[Rows from a dataset of charts and code]
====
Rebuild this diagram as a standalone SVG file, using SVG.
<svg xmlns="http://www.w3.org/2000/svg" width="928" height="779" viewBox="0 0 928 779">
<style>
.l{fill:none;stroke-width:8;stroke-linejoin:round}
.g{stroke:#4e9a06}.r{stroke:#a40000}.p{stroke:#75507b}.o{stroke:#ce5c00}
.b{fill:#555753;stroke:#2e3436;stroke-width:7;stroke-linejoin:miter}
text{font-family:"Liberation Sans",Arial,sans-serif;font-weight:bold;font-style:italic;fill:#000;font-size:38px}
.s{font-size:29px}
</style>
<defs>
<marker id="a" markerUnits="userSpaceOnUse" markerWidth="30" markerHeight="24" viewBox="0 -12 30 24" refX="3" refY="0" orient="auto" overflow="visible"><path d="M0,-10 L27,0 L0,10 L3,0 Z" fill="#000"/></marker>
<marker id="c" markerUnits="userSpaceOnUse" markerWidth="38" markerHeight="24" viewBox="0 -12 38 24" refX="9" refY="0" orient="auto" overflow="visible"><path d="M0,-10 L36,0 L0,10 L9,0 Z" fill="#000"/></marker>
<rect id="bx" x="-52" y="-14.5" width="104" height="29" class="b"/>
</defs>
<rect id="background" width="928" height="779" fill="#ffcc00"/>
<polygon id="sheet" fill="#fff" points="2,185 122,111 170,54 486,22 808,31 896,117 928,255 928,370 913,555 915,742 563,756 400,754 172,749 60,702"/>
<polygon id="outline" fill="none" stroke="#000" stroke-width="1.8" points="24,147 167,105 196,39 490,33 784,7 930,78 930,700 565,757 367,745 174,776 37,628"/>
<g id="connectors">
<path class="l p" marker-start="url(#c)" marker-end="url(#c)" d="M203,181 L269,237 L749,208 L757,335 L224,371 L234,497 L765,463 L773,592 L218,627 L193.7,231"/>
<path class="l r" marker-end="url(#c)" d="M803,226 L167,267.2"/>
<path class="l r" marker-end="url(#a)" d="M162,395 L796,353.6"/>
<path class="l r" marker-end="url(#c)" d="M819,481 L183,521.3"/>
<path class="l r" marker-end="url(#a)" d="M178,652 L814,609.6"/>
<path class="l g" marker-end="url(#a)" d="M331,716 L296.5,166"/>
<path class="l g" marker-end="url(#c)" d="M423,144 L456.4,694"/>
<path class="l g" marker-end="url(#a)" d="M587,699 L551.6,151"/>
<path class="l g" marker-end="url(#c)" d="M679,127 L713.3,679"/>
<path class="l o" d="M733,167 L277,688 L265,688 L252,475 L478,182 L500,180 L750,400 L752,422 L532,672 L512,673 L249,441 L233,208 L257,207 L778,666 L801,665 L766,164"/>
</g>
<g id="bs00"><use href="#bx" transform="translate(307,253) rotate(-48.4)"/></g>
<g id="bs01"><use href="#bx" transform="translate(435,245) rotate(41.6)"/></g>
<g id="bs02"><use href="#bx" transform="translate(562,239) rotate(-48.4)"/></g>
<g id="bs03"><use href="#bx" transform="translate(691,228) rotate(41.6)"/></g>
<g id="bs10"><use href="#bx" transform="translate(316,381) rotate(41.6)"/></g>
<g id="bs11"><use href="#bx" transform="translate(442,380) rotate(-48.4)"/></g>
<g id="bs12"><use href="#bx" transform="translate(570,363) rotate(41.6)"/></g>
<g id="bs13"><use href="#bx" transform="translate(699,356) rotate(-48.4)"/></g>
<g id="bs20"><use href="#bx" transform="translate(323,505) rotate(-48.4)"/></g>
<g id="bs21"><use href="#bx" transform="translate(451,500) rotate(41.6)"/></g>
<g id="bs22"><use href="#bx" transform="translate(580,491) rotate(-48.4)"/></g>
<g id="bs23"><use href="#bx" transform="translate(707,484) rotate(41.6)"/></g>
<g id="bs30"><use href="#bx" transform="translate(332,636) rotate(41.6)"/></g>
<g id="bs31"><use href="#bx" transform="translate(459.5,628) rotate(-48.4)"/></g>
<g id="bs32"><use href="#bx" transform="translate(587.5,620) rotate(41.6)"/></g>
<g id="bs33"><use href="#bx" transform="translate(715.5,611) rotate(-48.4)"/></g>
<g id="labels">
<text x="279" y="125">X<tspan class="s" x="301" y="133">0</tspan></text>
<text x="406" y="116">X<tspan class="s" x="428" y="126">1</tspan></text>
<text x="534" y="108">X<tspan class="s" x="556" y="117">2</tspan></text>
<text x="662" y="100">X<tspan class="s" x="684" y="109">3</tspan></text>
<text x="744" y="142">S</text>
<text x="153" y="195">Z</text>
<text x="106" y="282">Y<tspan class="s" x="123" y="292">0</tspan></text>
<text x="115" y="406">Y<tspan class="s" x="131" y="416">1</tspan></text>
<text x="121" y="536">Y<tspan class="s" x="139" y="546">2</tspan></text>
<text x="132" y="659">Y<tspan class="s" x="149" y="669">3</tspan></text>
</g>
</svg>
====
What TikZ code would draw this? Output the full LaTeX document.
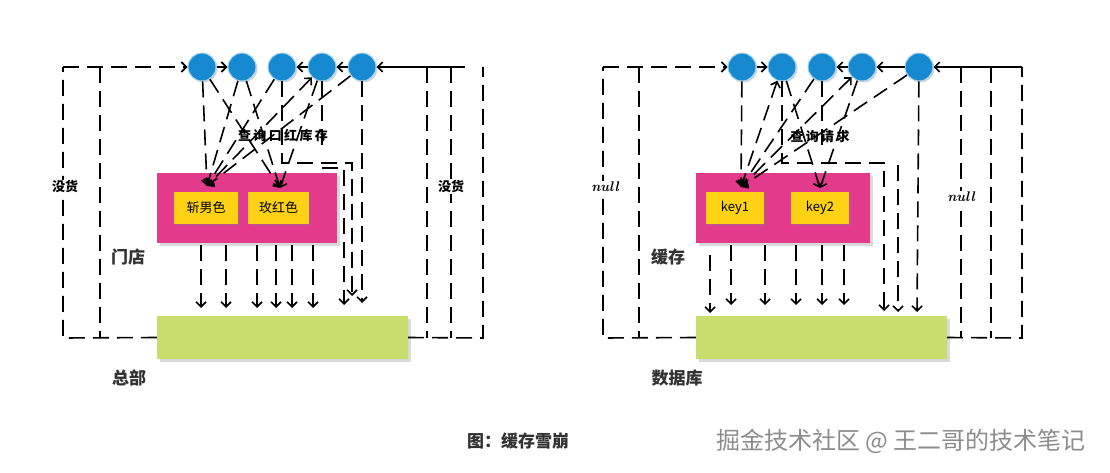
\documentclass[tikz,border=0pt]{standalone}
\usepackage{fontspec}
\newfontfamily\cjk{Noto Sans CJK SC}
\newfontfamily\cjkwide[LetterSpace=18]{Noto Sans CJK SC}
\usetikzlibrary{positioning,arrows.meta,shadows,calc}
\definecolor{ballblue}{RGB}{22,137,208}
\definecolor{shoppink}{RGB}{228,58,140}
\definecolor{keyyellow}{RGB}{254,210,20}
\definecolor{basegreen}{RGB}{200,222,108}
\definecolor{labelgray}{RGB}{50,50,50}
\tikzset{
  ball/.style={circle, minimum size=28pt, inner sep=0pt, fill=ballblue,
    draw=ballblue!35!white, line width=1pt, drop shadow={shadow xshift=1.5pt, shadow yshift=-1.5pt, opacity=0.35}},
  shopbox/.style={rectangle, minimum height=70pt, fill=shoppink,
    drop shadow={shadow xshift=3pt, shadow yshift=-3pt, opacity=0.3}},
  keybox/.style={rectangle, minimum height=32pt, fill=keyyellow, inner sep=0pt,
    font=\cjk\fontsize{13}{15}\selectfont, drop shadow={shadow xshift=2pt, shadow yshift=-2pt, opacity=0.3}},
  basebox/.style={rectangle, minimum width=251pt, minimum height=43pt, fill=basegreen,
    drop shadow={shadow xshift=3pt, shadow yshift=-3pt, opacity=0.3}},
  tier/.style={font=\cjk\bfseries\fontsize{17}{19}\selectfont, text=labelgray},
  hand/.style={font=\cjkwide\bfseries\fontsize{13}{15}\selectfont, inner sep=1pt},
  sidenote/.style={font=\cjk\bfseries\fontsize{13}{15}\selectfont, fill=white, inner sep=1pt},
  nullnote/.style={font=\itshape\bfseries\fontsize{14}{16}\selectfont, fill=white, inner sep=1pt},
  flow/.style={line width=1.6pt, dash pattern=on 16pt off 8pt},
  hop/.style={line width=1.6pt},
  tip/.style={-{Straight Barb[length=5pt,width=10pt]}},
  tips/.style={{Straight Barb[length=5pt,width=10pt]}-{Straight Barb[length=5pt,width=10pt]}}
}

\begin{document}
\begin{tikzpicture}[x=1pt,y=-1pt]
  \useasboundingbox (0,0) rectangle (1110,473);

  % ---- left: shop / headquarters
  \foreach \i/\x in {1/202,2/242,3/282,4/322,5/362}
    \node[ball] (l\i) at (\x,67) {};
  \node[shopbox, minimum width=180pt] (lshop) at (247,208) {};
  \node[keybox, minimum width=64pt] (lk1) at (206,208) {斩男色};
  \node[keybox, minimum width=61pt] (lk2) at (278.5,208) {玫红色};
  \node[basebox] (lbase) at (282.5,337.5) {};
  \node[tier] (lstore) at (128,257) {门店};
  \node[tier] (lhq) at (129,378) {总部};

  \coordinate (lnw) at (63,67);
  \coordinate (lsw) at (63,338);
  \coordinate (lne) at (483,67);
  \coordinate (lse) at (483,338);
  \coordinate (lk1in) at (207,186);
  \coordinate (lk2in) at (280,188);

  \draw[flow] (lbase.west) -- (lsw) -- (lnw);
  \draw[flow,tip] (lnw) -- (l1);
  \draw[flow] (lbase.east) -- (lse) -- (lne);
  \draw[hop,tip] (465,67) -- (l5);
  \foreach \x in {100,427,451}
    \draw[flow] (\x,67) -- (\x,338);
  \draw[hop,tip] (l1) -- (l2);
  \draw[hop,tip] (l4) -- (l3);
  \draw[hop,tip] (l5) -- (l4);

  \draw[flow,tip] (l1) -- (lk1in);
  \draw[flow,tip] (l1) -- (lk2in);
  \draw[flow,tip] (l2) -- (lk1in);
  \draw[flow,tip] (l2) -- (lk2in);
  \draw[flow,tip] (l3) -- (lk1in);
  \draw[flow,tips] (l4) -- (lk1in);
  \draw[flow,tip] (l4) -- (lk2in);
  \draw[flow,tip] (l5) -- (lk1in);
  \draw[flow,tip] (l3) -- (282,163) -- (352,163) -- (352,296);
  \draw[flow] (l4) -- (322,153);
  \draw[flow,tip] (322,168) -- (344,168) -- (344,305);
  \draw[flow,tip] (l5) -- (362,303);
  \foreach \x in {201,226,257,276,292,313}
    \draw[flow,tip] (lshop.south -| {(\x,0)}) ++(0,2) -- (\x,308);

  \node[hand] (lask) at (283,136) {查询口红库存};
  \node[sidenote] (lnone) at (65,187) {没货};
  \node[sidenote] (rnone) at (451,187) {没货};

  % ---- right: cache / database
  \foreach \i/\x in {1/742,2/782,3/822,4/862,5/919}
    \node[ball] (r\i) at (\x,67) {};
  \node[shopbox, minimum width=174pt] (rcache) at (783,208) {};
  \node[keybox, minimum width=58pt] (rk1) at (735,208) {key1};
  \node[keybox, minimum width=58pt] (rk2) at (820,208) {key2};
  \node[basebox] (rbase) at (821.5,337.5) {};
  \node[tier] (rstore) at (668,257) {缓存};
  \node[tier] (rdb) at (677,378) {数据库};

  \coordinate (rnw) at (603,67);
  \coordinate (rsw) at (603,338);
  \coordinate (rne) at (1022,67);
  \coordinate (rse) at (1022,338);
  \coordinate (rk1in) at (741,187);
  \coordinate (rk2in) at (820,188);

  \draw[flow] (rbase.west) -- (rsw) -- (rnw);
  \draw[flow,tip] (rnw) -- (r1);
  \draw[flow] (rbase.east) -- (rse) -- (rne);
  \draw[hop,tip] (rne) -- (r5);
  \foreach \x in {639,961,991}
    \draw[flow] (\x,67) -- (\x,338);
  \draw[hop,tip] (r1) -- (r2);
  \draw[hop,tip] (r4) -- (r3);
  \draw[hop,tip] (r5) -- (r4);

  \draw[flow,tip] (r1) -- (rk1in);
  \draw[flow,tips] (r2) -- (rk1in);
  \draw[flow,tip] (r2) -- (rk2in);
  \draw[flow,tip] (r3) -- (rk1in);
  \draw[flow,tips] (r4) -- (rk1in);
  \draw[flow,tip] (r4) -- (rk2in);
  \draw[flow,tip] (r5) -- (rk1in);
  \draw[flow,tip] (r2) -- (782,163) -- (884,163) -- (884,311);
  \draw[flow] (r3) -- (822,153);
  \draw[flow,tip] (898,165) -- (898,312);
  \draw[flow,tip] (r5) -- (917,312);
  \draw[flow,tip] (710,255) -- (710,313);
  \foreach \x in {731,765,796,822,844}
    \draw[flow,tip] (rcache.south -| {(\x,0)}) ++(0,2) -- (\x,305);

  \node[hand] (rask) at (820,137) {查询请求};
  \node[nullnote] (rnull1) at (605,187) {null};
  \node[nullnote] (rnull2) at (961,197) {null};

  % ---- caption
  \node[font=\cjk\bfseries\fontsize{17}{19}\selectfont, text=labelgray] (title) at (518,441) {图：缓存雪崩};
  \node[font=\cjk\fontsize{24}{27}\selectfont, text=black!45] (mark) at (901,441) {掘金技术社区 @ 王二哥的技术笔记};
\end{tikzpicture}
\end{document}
====
--- What is needed ---
Repeat, with no pictures, exactly the lines from the one containing "What TikZ code" through the one containing "(0,0) rectangle (1110,473);", the first and last included.

--- Solution to this task ---
What TikZ code would draw this? Output the full LaTeX document.
\documentclass[tikz,border=0pt]{standalone}
\usepackage{fontspec}
\newfontfamily\cjk{Noto Sans CJK SC}
\newfontfamily\cjkwide[LetterSpace=18]{Noto Sans CJK SC}
\usetikzlibrary{positioning,arrows.meta,shadows,calc}
\definecolor{ballblue}{RGB}{22,137,208}
\definecolor{shoppink}{RGB}{228,58,140}
\definecolor{keyyellow}{RGB}{254,210,20}
\definecolor{basegreen}{RGB}{200,222,108}
\definecolor{labelgray}{RGB}{50,50,50}
\tikzset{
  ball/.style={circle, minimum size=28pt, inner sep=0pt, fill=ballblue,
    draw=ballblue!35!white, line width=1pt, drop shadow={shadow xshift=1.5pt, shadow yshift=-1.5pt, opacity=0.35}},
  shopbox/.style={rectangle, minimum height=70pt, fill=shoppink,
    drop shadow={shadow xshift=3pt, shadow yshift=-3pt, opacity=0.3}},
  keybox/.style={rectangle, minimum height=32pt, fill=keyyellow, inner sep=0pt,
    font=\cjk\fontsize{13}{15}\selectfont, drop shadow={shadow xshift=2pt, shadow yshift=-2pt, opacity=0.3}},
  basebox/.style={rectangle, minimum width=251pt, minimum height=43pt, fill=basegreen,
    drop shadow={shadow xshift=3pt, shadow yshift=-3pt, opacity=0.3}},
  tier/.style={font=\cjk\bfseries\fontsize{17}{19}\selectfont, text=labelgray},
  hand/.style={font=\cjkwide\bfseries\fontsize{13}{15}\selectfont, inner sep=1pt},
  sidenote/.style={font=\cjk\bfseries\fontsize{13}{15}\selectfont, fill=white, inner sep=1pt},
  nullnote/.style={font=\itshape\bfseries\fontsize{14}{16}\selectfont, fill=white, inner sep=1pt},
  flow/.style={line width=1.6pt, dash pattern=on 16pt off 8pt},
  hop/.style={line width=1.6pt},
  tip/.style={-{Straight Barb[length=5pt,width=10pt]}},
  tips/.style={{Straight Barb[length=5pt,width=10pt]}-{Straight Barb[length=5pt,width=10pt]}}
}

\begin{document}
\begin{tikzpicture}[x=1pt,y=-1pt]
  \useasboundingbox (0,0) rectangle (1110,473);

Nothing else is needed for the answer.